##### Dataset content #####

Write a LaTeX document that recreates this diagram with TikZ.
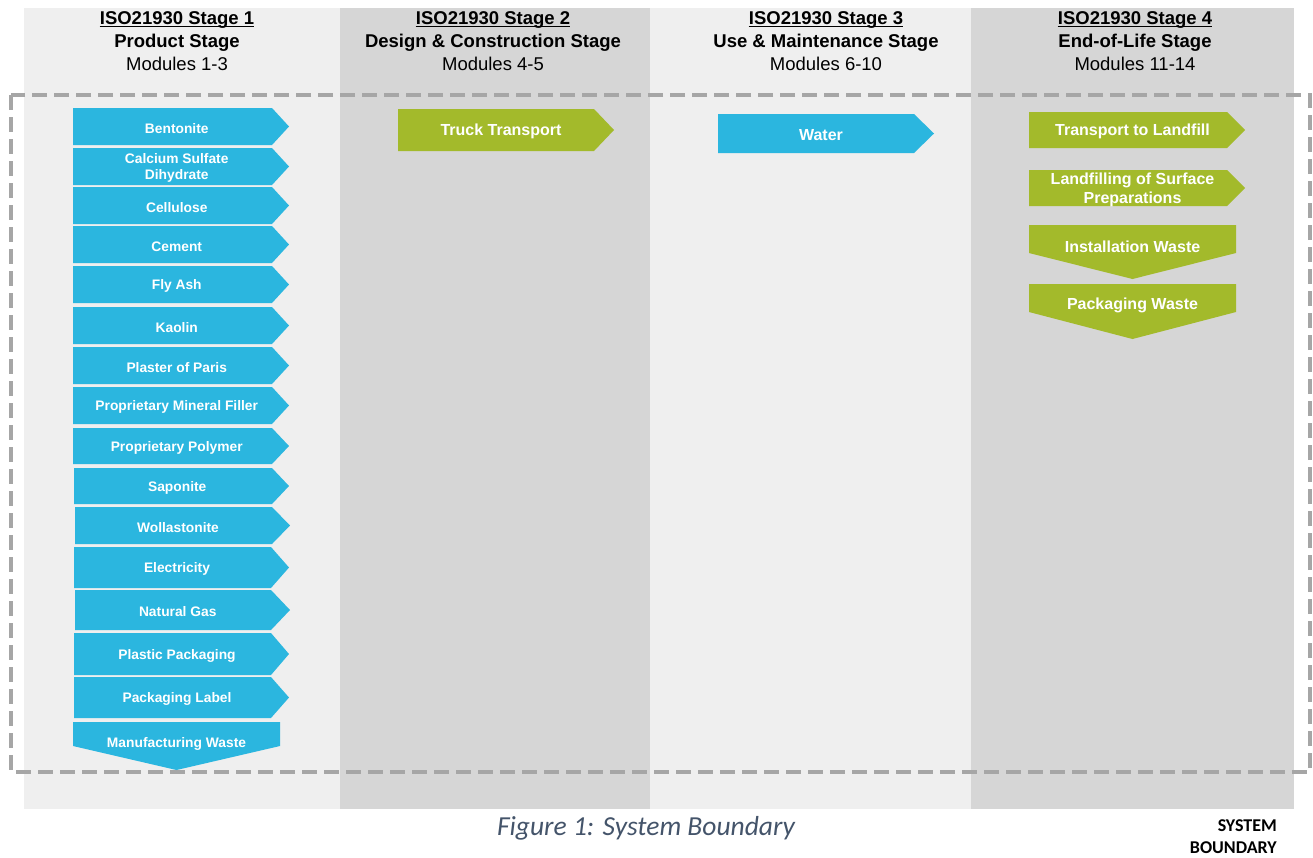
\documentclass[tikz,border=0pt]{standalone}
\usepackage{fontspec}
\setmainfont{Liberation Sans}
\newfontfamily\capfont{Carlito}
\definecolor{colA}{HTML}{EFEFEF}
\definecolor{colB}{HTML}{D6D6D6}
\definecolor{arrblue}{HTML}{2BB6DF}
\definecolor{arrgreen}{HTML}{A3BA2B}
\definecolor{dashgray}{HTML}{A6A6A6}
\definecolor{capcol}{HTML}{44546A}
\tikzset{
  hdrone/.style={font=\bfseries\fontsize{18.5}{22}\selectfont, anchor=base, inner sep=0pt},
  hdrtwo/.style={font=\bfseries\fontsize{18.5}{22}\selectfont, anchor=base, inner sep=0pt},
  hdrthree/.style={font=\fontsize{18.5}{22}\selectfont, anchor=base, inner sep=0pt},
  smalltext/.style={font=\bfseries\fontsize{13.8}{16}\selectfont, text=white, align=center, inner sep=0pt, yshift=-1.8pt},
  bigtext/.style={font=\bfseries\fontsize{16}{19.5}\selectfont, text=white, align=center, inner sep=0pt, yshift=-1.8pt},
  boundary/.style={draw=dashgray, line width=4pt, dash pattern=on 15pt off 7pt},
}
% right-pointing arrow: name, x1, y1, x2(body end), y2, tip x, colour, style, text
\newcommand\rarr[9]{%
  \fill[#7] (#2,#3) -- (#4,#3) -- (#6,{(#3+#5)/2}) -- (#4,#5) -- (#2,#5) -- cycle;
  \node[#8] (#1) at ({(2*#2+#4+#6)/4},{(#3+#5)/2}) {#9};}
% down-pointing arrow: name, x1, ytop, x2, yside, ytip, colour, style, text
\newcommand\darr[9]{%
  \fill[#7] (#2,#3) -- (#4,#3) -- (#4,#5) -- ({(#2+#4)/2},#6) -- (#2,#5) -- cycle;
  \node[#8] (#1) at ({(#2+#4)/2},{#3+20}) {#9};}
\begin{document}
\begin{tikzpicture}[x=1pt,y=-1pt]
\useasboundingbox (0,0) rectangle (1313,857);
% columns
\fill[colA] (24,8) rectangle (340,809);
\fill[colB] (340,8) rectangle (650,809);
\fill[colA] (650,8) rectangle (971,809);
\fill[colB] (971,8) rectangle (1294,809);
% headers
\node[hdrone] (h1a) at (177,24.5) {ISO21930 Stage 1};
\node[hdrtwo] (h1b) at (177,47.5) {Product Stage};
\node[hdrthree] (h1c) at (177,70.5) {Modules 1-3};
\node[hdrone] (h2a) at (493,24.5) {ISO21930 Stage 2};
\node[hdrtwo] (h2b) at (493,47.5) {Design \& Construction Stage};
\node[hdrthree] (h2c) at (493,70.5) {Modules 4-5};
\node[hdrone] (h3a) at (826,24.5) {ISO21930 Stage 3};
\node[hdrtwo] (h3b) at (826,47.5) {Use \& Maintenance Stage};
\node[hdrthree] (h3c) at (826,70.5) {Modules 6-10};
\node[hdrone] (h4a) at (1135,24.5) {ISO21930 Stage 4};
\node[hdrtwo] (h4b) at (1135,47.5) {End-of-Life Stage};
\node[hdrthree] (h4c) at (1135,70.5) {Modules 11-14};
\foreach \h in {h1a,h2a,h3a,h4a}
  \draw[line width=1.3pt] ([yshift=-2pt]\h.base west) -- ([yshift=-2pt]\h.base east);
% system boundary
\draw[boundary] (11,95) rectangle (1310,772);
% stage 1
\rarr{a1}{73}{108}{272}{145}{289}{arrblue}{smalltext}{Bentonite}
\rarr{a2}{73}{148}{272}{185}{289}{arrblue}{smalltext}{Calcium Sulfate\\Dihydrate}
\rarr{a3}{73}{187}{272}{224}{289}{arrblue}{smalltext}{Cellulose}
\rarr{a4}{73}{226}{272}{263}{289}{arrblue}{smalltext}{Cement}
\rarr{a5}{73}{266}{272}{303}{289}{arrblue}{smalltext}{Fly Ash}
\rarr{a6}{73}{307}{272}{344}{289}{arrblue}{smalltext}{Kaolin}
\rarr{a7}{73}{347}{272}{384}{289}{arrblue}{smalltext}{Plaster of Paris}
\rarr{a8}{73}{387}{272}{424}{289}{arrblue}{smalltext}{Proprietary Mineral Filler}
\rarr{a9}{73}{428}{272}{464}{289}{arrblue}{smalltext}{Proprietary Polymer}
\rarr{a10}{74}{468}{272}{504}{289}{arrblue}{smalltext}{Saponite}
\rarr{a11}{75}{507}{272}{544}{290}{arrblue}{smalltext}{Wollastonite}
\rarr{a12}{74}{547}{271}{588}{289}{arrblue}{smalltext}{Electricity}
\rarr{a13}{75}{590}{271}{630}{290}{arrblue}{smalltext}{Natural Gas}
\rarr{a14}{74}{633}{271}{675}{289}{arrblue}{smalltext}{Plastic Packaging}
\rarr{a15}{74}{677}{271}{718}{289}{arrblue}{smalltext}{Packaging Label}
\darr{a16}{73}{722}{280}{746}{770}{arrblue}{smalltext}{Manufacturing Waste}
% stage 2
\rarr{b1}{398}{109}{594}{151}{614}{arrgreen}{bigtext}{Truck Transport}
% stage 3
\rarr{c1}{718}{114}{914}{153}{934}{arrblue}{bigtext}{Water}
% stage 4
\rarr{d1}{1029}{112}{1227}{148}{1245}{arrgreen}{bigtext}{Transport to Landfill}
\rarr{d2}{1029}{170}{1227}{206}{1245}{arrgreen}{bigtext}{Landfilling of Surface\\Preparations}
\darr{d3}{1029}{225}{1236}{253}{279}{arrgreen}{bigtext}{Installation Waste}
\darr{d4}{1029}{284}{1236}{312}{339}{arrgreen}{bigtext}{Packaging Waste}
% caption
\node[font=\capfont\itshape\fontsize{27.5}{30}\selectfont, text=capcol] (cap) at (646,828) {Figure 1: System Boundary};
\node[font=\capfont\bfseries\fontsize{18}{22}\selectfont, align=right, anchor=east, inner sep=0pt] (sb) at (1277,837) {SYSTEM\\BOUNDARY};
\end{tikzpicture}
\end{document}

#####

* Written instruction: Give an exact copy of the material, leaving out every picture.

* Solved exercise:
Write a LaTeX document that recreates this diagram with TikZ.
\documentclass[tikz,border=0pt]{standalone}
\usepackage{fontspec}
\setmainfont{Liberation Sans}
\newfontfamily\capfont{Carlito}
\definecolor{colA}{HTML}{EFEFEF}
\definecolor{colB}{HTML}{D6D6D6}
\definecolor{arrblue}{HTML}{2BB6DF}
\definecolor{arrgreen}{HTML}{A3BA2B}
\definecolor{dashgray}{HTML}{A6A6A6}
\definecolor{capcol}{HTML}{44546A}
\tikzset{
  hdrone/.style={font=\bfseries\fontsize{18.5}{22}\selectfont, anchor=base, inner sep=0pt},
  hdrtwo/.style={font=\bfseries\fontsize{18.5}{22}\selectfont, anchor=base, inner sep=0pt},
  hdrthree/.style={font=\fontsize{18.5}{22}\selectfont, anchor=base, inner sep=0pt},
  smalltext/.style={font=\bfseries\fontsize{13.8}{16}\selectfont, text=white, align=center, inner sep=0pt, yshift=-1.8pt},
  bigtext/.style={font=\bfseries\fontsize{16}{19.5}\selectfont, text=white, align=center, inner sep=0pt, yshift=-1.8pt},
  boundary/.style={draw=dashgray, line width=4pt, dash pattern=on 15pt off 7pt},
}
% right-pointing arrow: name, x1, y1, x2(body end), y2, tip x, colour, style, text
\newcommand\rarr[9]{%
  \fill[#7] (#2,#3) -- (#4,#3) -- (#6,{(#3+#5)/2}) -- (#4,#5) -- (#2,#5) -- cycle;
  \node[#8] (#1) at ({(2*#2+#4+#6)/4},{(#3+#5)/2}) {#9};}
% down-pointing arrow: name, x1, ytop, x2, yside, ytip, colour, style, text
\newcommand\darr[9]{%
  \fill[#7] (#2,#3) -- (#4,#3) -- (#4,#5) -- ({(#2+#4)/2},#6) -- (#2,#5) -- cycle;
  \node[#8] (#1) at ({(#2+#4)/2},{#3+20}) {#9};}
\begin{document}
\begin{tikzpicture}[x=1pt,y=-1pt]
\useasboundingbox (0,0) rectangle (1313,857);
% columns
\fill[colA] (24,8) rectangle (340,809);
\fill[colB] (340,8) rectangle (650,809);
\fill[colA] (650,8) rectangle (971,809);
\fill[colB] (971,8) rectangle (1294,809);
% headers
\node[hdrone] (h1a) at (177,24.5) {ISO21930 Stage 1};
\node[hdrtwo] (h1b) at (177,47.5) {Product Stage};
\node[hdrthree] (h1c) at (177,70.5) {Modules 1-3};
\node[hdrone] (h2a) at (493,24.5) {ISO21930 Stage 2};
\node[hdrtwo] (h2b) at (493,47.5) {Design \& Construction Stage};
\node[hdrthree] (h2c) at (493,70.5) {Modules 4-5};
\node[hdrone] (h3a) at (826,24.5) {ISO21930 Stage 3};
\node[hdrtwo] (h3b) at (826,47.5) {Use \& Maintenance Stage};
\node[hdrthree] (h3c) at (826,70.5) {Modules 6-10};
\node[hdrone] (h4a) at (1135,24.5) {ISO21930 Stage 4};
\node[hdrtwo] (h4b) at (1135,47.5) {End-of-Life Stage};
\node[hdrthree] (h4c) at (1135,70.5) {Modules 11-14};
\foreach \h in {h1a,h2a,h3a,h4a}
  \draw[line width=1.3pt] ([yshift=-2pt]\h.base west) -- ([yshift=-2pt]\h.base east);
% system boundary
\draw[boundary] (11,95) rectangle (1310,772);
% stage 1
\rarr{a1}{73}{108}{272}{145}{289}{arrblue}{smalltext}{Bentonite}
\rarr{a2}{73}{148}{272}{185}{289}{arrblue}{smalltext}{Calcium Sulfate\\Dihydrate}
\rarr{a3}{73}{187}{272}{224}{289}{arrblue}{smalltext}{Cellulose}
\rarr{a4}{73}{226}{272}{263}{289}{arrblue}{smalltext}{Cement}
\rarr{a5}{73}{266}{272}{303}{289}{arrblue}{smalltext}{Fly Ash}
\rarr{a6}{73}{307}{272}{344}{289}{arrblue}{smalltext}{Kaolin}
\rarr{a7}{73}{347}{272}{384}{289}{arrblue}{smalltext}{Plaster of Paris}
\rarr{a8}{73}{387}{272}{424}{289}{arrblue}{smalltext}{Proprietary Mineral Filler}
\rarr{a9}{73}{428}{272}{464}{289}{arrblue}{smalltext}{Proprietary Polymer}
\rarr{a10}{74}{468}{272}{504}{289}{arrblue}{smalltext}{Saponite}
\rarr{a11}{75}{507}{272}{544}{290}{arrblue}{smalltext}{Wollastonite}
\rarr{a12}{74}{547}{271}{588}{289}{arrblue}{smalltext}{Electricity}
\rarr{a13}{75}{590}{271}{630}{290}{arrblue}{smalltext}{Natural Gas}
\rarr{a14}{74}{633}{271}{675}{289}{arrblue}{smalltext}{Plastic Packaging}
\rarr{a15}{74}{677}{271}{718}{289}{arrblue}{smalltext}{Packaging Label}
\darr{a16}{73}{722}{280}{746}{770}{arrblue}{smalltext}{Manufacturing Waste}
% stage 2
\rarr{b1}{398}{109}{594}{151}{614}{arrgreen}{bigtext}{Truck Transport}
% stage 3
\rarr{c1}{718}{114}{914}{153}{934}{arrblue}{bigtext}{Water}
% stage 4
\rarr{d1}{1029}{112}{1227}{148}{1245}{arrgreen}{bigtext}{Transport to Landfill}
\rarr{d2}{1029}{170}{1227}{206}{1245}{arrgreen}{bigtext}{Landfilling of Surface\\Preparations}
\darr{d3}{1029}{225}{1236}{253}{279}{arrgreen}{bigtext}{Installation Waste}
\darr{d4}{1029}{284}{1236}{312}{339}{arrgreen}{bigtext}{Packaging Waste}
% caption
\node[font=\capfont\itshape\fontsize{27.5}{30}\selectfont, text=capcol] (cap) at (646,828) {Figure 1: System Boundary};
\node[font=\capfont\bfseries\fontsize{18}{22}\selectfont, align=right, anchor=east, inner sep=0pt] (sb) at (1277,837) {SYSTEM\\BOUNDARY};
\end{tikzpicture}
\end{document}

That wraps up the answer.